DeLambert, who runs the blog Delta Points, is an extreme mileager -- someone who has made a full-time hobby out of gaming the travel rewards system. Some of his tactics aren't likely to appeal to the average consumer. For instance, DeLambert takes "mileage runs," trips taken solely for the purpose of scoring more miles and, more importantly, maintaining his elite status. That's how you increase your chances of being upgraded to business class, he says.
Still, there are some strategies less-frequent fliers can utilize if they want to take a trip primarily on points or miles.
Devising a game plan
First and foremost, "you need to plan in advance," says Scott Mackenzie, founder of Hack My Trip, because traveling for free requires a certain amount of strategizing.
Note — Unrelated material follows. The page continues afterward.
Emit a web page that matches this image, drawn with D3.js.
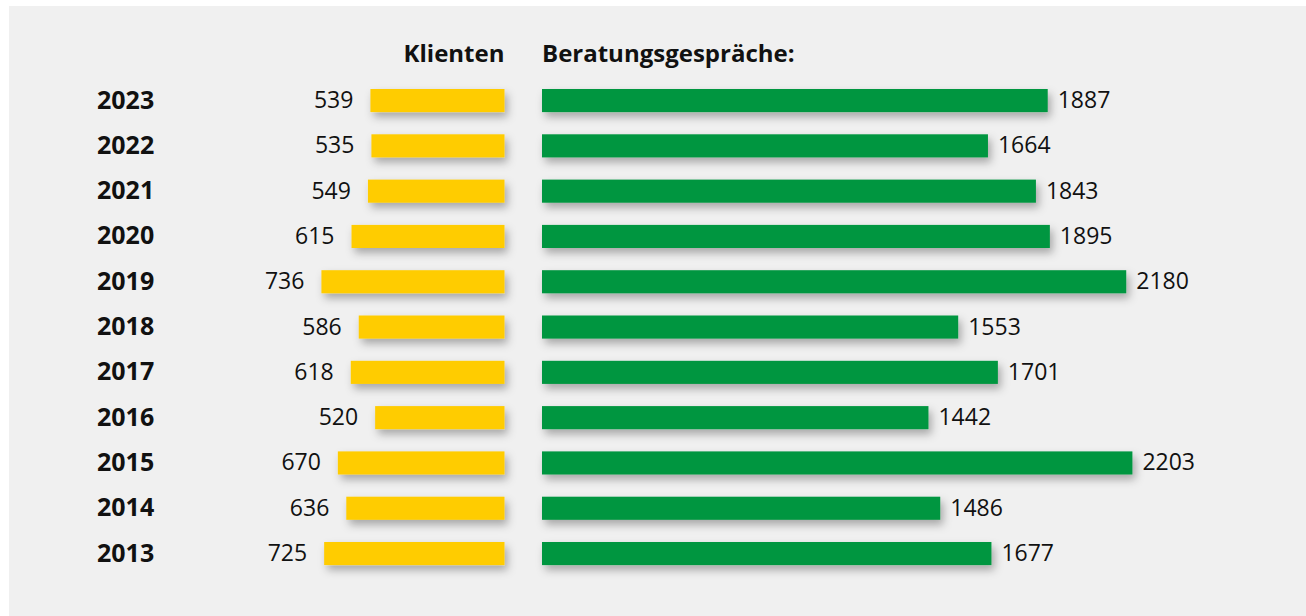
<!DOCTYPE html>
<html>
<head>
<meta charset="utf-8">
<script src="https://cdn.jsdelivr.net/npm/d3@7"></script>
<style>
  body { margin: 0; background: #fff; }
  svg { display: block; }
  text { font-family: "Open Sans", "Noto Sans", sans-serif; fill: #111; }
</style>
</head>
<body>
<div id="chart"></div>
<script>
const years = ['2023', '2022', '2021', '2020', '2019', '2018', '2017', '2016', '2015', '2014', '2013'];
const klienten = [539, 535, 549, 615, 736, 586, 618, 520, 670, 636, 725];
const beratungen = [1887, 1664, 1843, 1895, 2180, 1553, 1701, 1442, 2203, 1486, 1677];

const W = 1306, H = 616;
const svg = d3.select('#chart').append('svg').attr('width', W).attr('height', H);

// drop shadow under the bars
const defs = svg.append('defs');
const f = defs.append('filter').attr('id', 'shadow')
  .attr('x', '-10%').attr('y', '-60%').attr('width', '130%').attr('height', '240%');
f.append('feDropShadow').attr('dx', 3).attr('dy', 5).attr('stdDeviation', 4)
  .attr('flood-color', '#000').attr('flood-opacity', 0.3);

svg.append('rect').attr('x', 9).attr('y', 6).attr('width', W - 9).attr('height', H - 6).attr('fill', '#f0f0f0');

const y = d3.scaleBand().domain(years).range([77.9, 576.2]).paddingInner(0.49).paddingOuter(0.245);

const kRight = 504.5, bLeft = 542;
const xK = d3.scaleLinear().domain([0, 800]).range([0, 199]);
const xB = d3.scaleLinear().domain([0, 2500]).range([0, 670]);

const data = years.map((yr, i) => ({ yr, k: klienten[i], b: beratungen[i] }));

// headers
svg.append('text').attr('x', kRight).attr('y', 62).attr('text-anchor', 'end')
  .attr('font-size', 24).attr('font-weight', 700).text('Klienten');
svg.append('text').attr('x', bLeft).attr('y', 62)
  .attr('font-size', 24).attr('font-weight', 700).text('Beratungsgespräche:');

const row = svg.append('g').selectAll('g').data(data).join('g');

row.append('text').attr('x', 97).attr('y', d => y(d.yr) + y.bandwidth() / 2 + 8)
  .attr('font-size', 25).attr('font-weight', 700).text(d => d.yr);

row.append('rect')
  .attr('x', d => kRight - xK(d.k)).attr('y', d => y(d.yr))
  .attr('width', d => xK(d.k)).attr('height', y.bandwidth())
  .attr('fill', '#ffcc00').attr('filter', 'url(#shadow)');

row.append('rect')
  .attr('x', bLeft).attr('y', d => y(d.yr))
  .attr('width', d => xB(d.b)).attr('height', y.bandwidth())
  .attr('fill', '#00963f').attr('filter', 'url(#shadow)');

row.append('text').attr('x', d => kRight - xK(d.k) - 17).attr('y', d => y(d.yr) + y.bandwidth() / 2 + 7.5)
  .attr('text-anchor', 'end').attr('font-size', 23).text(d => d.k);

row.append('text').attr('x', d => bLeft + xB(d.b) + 10).attr('y', d => y(d.yr) + y.bandwidth() / 2 + 7.5)
  .attr('font-size', 23).text(d => d.b);
</script>
</body>
</html>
Here's why:
Frequent fliers generally use travel loyalty and credit card rewards programs in tandem to minimize the cost of travel. Travel loyalty programs generally award customers points or miles every time they fly a particular airline or stay at a sponsoring hotel. Credit card rewards programs, of course, generate points on purchases.
Figuring cost per mile
|Cost for flight:||$300|
|Cost per mile:||6 cents|
|Cost for flight:||$300|
|Miles needed for "free" flight:||25,000|
|Cost per mile:||1.2 cents|
Savvy travelers can score a free vacation by using, for example, airline loyalty miles to fund a flight and credit card rewards points to pay for hotel rooms. But that's not the only redemption option out there.
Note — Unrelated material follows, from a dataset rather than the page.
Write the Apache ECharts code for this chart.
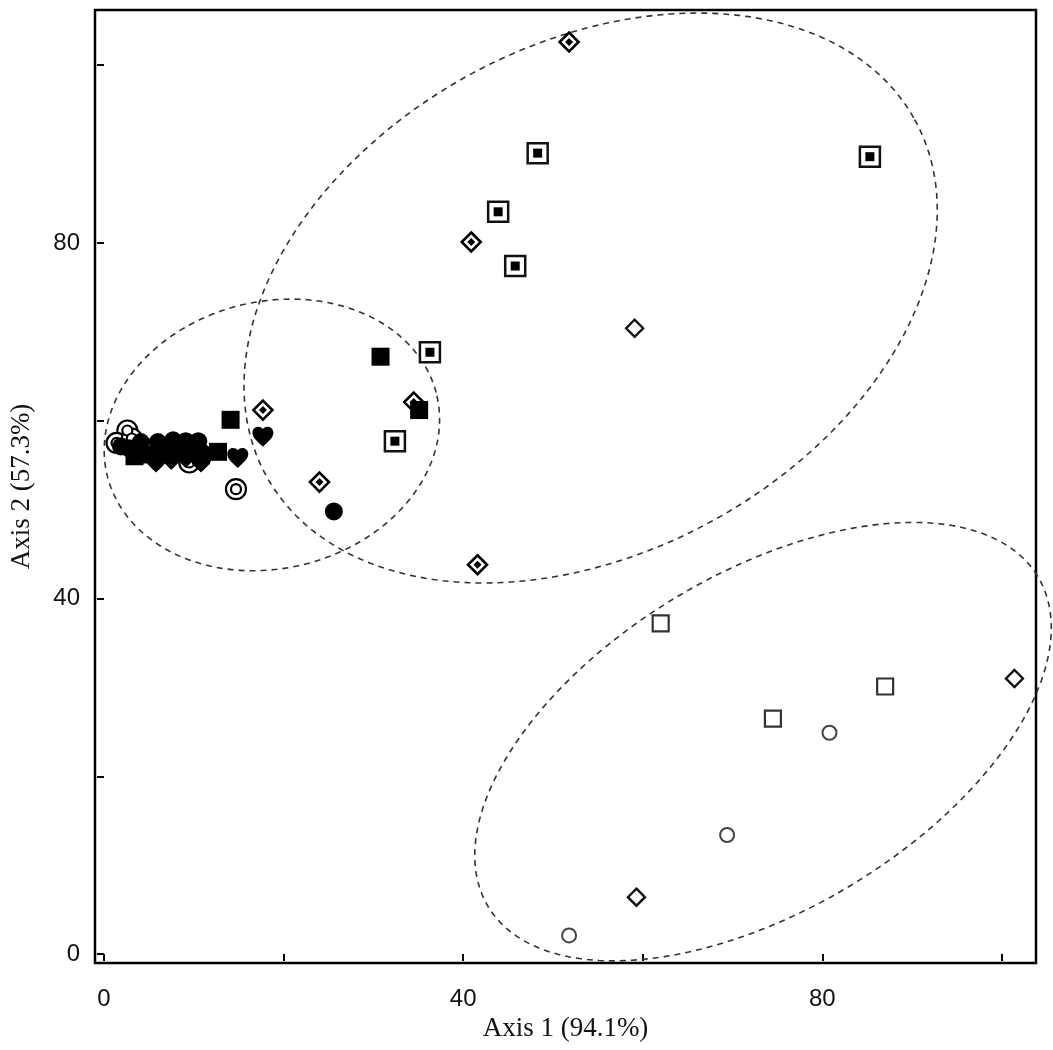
<!DOCTYPE html>
<html><head><meta charset="utf-8">
<script src="https://cdn.jsdelivr.net/npm/echarts@6/dist/echarts.min.js"></script>
<style>html,body{margin:0;padding:0;background:#fff}#c{width:1053px;height:1050px}</style>
</head><body><div id="c"></div>
<script>
// Tick values / labels
const xTicks = [0, 20, 40, 60, 80, 100];
const xLabels = [0, 40, 80];
const yTicks = [0, 20, 40, 60, 80, 100];
const yLabels = [0, 40, 80];

// Series values [axis1, axis2]
const doubleCircle = [[2.6,58.9],[1.4,57.5],[3.1,58.0],[9.5,55.3],[14.7,52.3]];
const diamondDot = [[51.8,102.6],[40.9,80.1],[17.7,61.2],[34.5,62.1],[24.0,53.1],[41.6,43.8]];
const squareDot = [[48.3,90.1],[85.3,89.7],[43.9,83.5],[45.8,77.4],[36.3,67.7],[32.4,57.7]];
const openSquare = [[62.0,37.2],[74.5,26.5],[87.0,30.1]];
const openDiamond = [[59.1,70.4],[101.4,31.0],[59.3,6.4]];
const openCircle = [[80.8,24.9],[69.4,13.4],[51.8,2.1]];
const filledSquare = [[3.4,56.0],[5.0,56.2],[6.9,56.4],[8.6,56.5],[10.0,56.5],[10.8,56.1],[12.7,56.5],[14.1,60.1],[30.8,67.2],[35.1,61.2]];
const heart = [[5.8,55.3],[7.5,55.6],[9.1,55.8],[10.8,55.3],[14.9,55.8],[17.7,58.2]];
const filledCircle = [[1.9,57.1],[2.8,56.9],[4.1,57.6],[6.0,57.6],[6.9,57.1],[7.7,57.8],[9.1,57.7],[9.7,57.1],[10.5,57.7],[10.8,56.5],[25.6,49.8]];

// Group ellipses: [centerX, centerY, semiMajor, semiMinor, angleDeg]
const ellipses = [[18.7,58.4,18.9,15.0,14.6],[54.2,73.8,41.3,28.5,29.4],[73.4,23.9,35.8,18.9,31.4]];

const heartPath = 'path://M12 21.35l-1.45-1.32C5.4 15.36 2 12.28 2 8.5 2 5.42 4.42 3 7.5 3c1.74 0 3.41.81 4.5 2.09C13.09 3.81 14.76 3 16.5 3 19.58 3 22 5.42 22 8.5c0 3.78-3.4 6.86-8.55 11.54L12 21.35z';

function renderEllipse(params, api) {
  const cx = api.value(0), cy = api.value(1), a = api.value(2), b = api.value(3);
  const th = api.value(4) * Math.PI / 180;
  const pts = [];
  for (let i = 0; i <= 240; i++) {
    const t = i / 240 * 2 * Math.PI;
    const dx = a * Math.cos(t), dy = b * Math.sin(t);
    pts.push(api.coord([cx + dx * Math.cos(th) - dy * Math.sin(th), cy + dx * Math.sin(th) + dy * Math.cos(th)]));
  }
  return { type: 'polyline', shape: { points: pts }, style: { stroke: '#333', lineWidth: 1.6, lineDash: [6, 5], fill: null } };
}

function sc(data, symbol, size, color, border, bw, z) {
  return { type: 'scatter', data: data, symbol: symbol, symbolSize: size, z: z, silent: true,
    itemStyle: { color: color, borderColor: border, borderWidth: bw, opacity: 1 } };
}

const chart = echarts.init(document.getElementById('c'), null, { renderer: 'canvas' });
chart.setOption({
  animation: false,
  backgroundColor: '#fff',
  grid: { left: 94, right: 17, top: 10, bottom: 87, show: true, borderColor: '#000', borderWidth: 2.5, containLabel: false },
  xAxis: {
    type: 'value', min: -1.0, max: 103.8,
    name: 'Axis 1 (94.1%)', nameLocation: 'middle', nameGap: 48,
    nameTextStyle: { fontFamily: 'Liberation Serif', fontSize: 27, color: '#111' },
    axisLine: { show: false },
    axisTick: { show: true, customValues: xTicks, length: 7, lineStyle: { color: '#000', width: 2 } },
    axisLabel: { customValues: xLabels, fontFamily: 'Liberation Sans', fontSize: 24, color: '#111', margin: 24 },
    splitLine: { show: false }
  },
  yAxis: {
    type: 'value', min: -1.0, max: 106.2,
    name: 'Axis 2 (57.3%)', nameLocation: 'middle', nameGap: 60, nameRotate: 90,
    nameTextStyle: { fontFamily: 'Liberation Serif', fontSize: 27, color: '#111' },
    axisLine: { show: false },
    axisTick: { show: true, customValues: yTicks, length: 7, lineStyle: { color: '#000', width: 2 } },
    axisLabel: { customValues: yLabels, fontFamily: 'Liberation Sans', fontSize: 24, color: '#111', margin: 15 },
    splitLine: { show: false }
  },
  series: [
    { type: 'custom', renderItem: renderEllipse, data: ellipses, clip: false, encode: { x: 0, y: 1 }, z: 1, silent: true },
    sc(doubleCircle, 'circle', 20, '#fff', '#000', 2.2, 2),
    sc(doubleCircle, 'circle', 10, '#fff', '#000', 2.2, 2),
    sc(diamondDot, 'diamond', 19, '#fff', '#000', 2.6, 2),
    sc(diamondDot, 'diamond', 8, '#000', '#000', 0, 2),
    sc(squareDot, 'rect', 20, '#fff', '#111', 2.5, 2),
    sc(squareDot, 'rect', 9, '#000', '#000', 0, 2),
    sc(openSquare, 'rect', 16, '#fff', '#333', 2.2, 2),
    sc(openDiamond, 'diamond', 17, '#fff', '#111', 2.4, 2),
    sc(openCircle, 'circle', 14, '#fff', '#444', 2, 2),
    sc(filledSquare, 'rect', 18, '#000', '#000', 0, 3),
    sc(heart, heartPath, [21, 20], '#000', '#000', 0, 3),
    sc(filledCircle, 'circle', 18, '#000', '#000', 0, 3)
  ]
});
</script>
</body></html>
To bolster offerings, credit card issuers, hotels and airlines often partner with one another. This creates opportunities to pool points or miles. For example, airlines generally offer high redemption rates of around "1 to 3 cents per mile" when you book an award ticket through their loyalty program, says Ed Perkins, contributing editor for Smarter Travel. But their inventory is limited and it takes time to accumulate miles -- especially when you don't travel often -- so it may be a good idea to transfer your credit card rewards to a partnering airline rewards program to snag a deal on a plane ticket.
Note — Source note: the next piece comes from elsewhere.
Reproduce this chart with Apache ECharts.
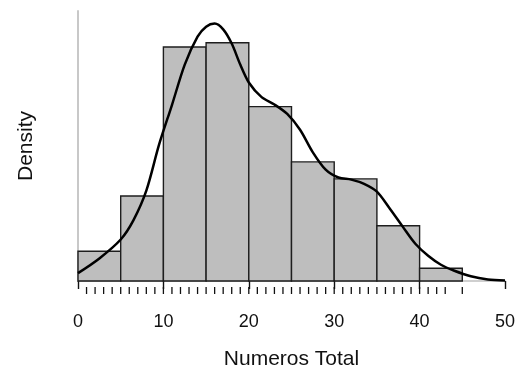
<!DOCTYPE html>
<html>
<head>
<meta charset="utf-8">
<script src="https://cdn.jsdelivr.net/npm/echarts@6/dist/echarts.min.js"></script>
<style>
  html, body { margin: 0; padding: 0; background: #fff; }
  #root { width: 516px; height: 369px; }
</style>
</head>
<body>
<div id="root"></div>
<script>
// histogram bins (width 5) and counts
const binEdges = [0, 5, 10, 15, 20, 25, 30, 35, 40, 45];
const binCounts = [7, 20, 55, 56, 41, 28, 24, 13, 3];

// kernel density curve, [x, density]
const curveX = [0, 2.5, 5, 6.5, 8, 9.5, 11, 12.5, 14, 15, 16, 17, 18, 19, 20, 21.5, 23, 24.5, 26, 27.5, 29, 30.5, 32, 33.5, 35, 36.5, 38, 39.5, 41, 42.5, 44, 46, 48, 50];
const curveY = [0.0015, 0.0043, 0.0079, 0.0116, 0.0172, 0.0260, 0.0335, 0.0412, 0.0465, 0.0484, 0.0490, 0.0479, 0.0452, 0.0412, 0.0378, 0.0350, 0.0336, 0.0318, 0.0288, 0.0245, 0.0212, 0.0197, 0.0193, 0.0185, 0.0170, 0.0138, 0.0104, 0.0071, 0.0048, 0.0031, 0.0020, 0.0009, 0.0003, 0.0001];

// rug marks (distinct observed values)
const rugValues = [];
for (let v = 1; v <= 43; v++) rugValues.push(v);
rugValues.push(45);

const xTicks = [0, 10, 20, 30, 40, 50];

const total = binCounts.reduce((a, b) => a + b, 0);
const histData = binCounts.map((c, i) => [binEdges[i], binEdges[i + 1], c / (total * 5)]);
const curveData = curveX.map((x, i) => [x, curveY[i]]);

const font = 'Liberation Sans, Arial, sans-serif';
const chart = echarts.init(document.getElementById('root'));

chart.setOption({
  animation: false,
  grid: { left: 78, right: 11, top: 11, bottom: 88, containLabel: false, outerBoundsMode: 'none' },
  xAxis: {
    type: 'value',
    min: xTicks[0],
    max: xTicks[xTicks.length - 1],
    interval: 10,
    offset: 14,
    name: 'Numeros Total',
    nameLocation: 'middle',
    nameGap: 54,
    nameTextStyle: { fontFamily: font, fontSize: 21, color: '#111' },
    axisLine: { show: true, lineStyle: { color: '#cfcfcf', width: 2 } },
    axisTick: { show: true, length: 8, lineStyle: { color: '#111', width: 1.4 } },
    axisLabel: { fontFamily: font, fontSize: 18, color: '#111', margin: 18 },
    splitLine: { show: false }
  },
  yAxis: {
    type: 'value',
    min: 0,
    max: 0.0514,
    offset: 21,
    name: 'Density',
    nameLocation: 'middle',
    nameGap: 20,
    nameTextStyle: { fontFamily: font, fontSize: 21, color: '#111' },
    axisLine: { show: true, lineStyle: { color: '#c8c8c8', width: 2 } },
    axisTick: { show: false },
    axisLabel: { show: false },
    splitLine: { show: false }
  },
  series: [
    {
      type: 'custom',
      data: histData,
      renderItem: function (params, api) {
        const p0 = api.coord([api.value(0), 0]);
        const p1 = api.coord([api.value(1), api.value(2)]);
        return {
          type: 'rect',
          shape: { x: p0[0], y: p1[1], width: p1[0] - p0[0], height: p0[1] - p1[1] },
          style: { fill: '#bebebe', stroke: '#1e1e1e', lineWidth: 1.4 }
        };
      },
      z: 2
    },
    {
      type: 'custom',
      data: rugValues.map(v => [v]),
      clip: false,
      renderItem: function (params, api) {
        const p = api.coord([api.value(0), 0]);
        return {
          type: 'line',
          shape: { x1: p[0], y1: p[1] + 6, x2: p[0], y2: p[1] + 13 },
          style: { stroke: '#111', lineWidth: 1.3 }
        };
      },
      z: 3
    },
    {
      type: 'line',
      data: curveData,
      smooth: 0.3,
      showSymbol: false,
      lineStyle: { color: '#000', width: 2.5 },
      z: 4
    }
  ]
});
</script>
</body>
</html>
It takes time, however, to figure out your preferred program's often-complex terms and conditions and to calculate what redemption options are most worthwhile. (Points can be worth more or less depending on where you are looking to apply them.)
The travel loyalty game "is as simple or as complicated as you want to make it," says Tim Winship, editor and publisher of FrequentFlier.com. "If you are willing to invest a significant amount of time and energy in keeping up with what the programs are doing and how they interrelate … you can certainly squeeze more value out (of them)."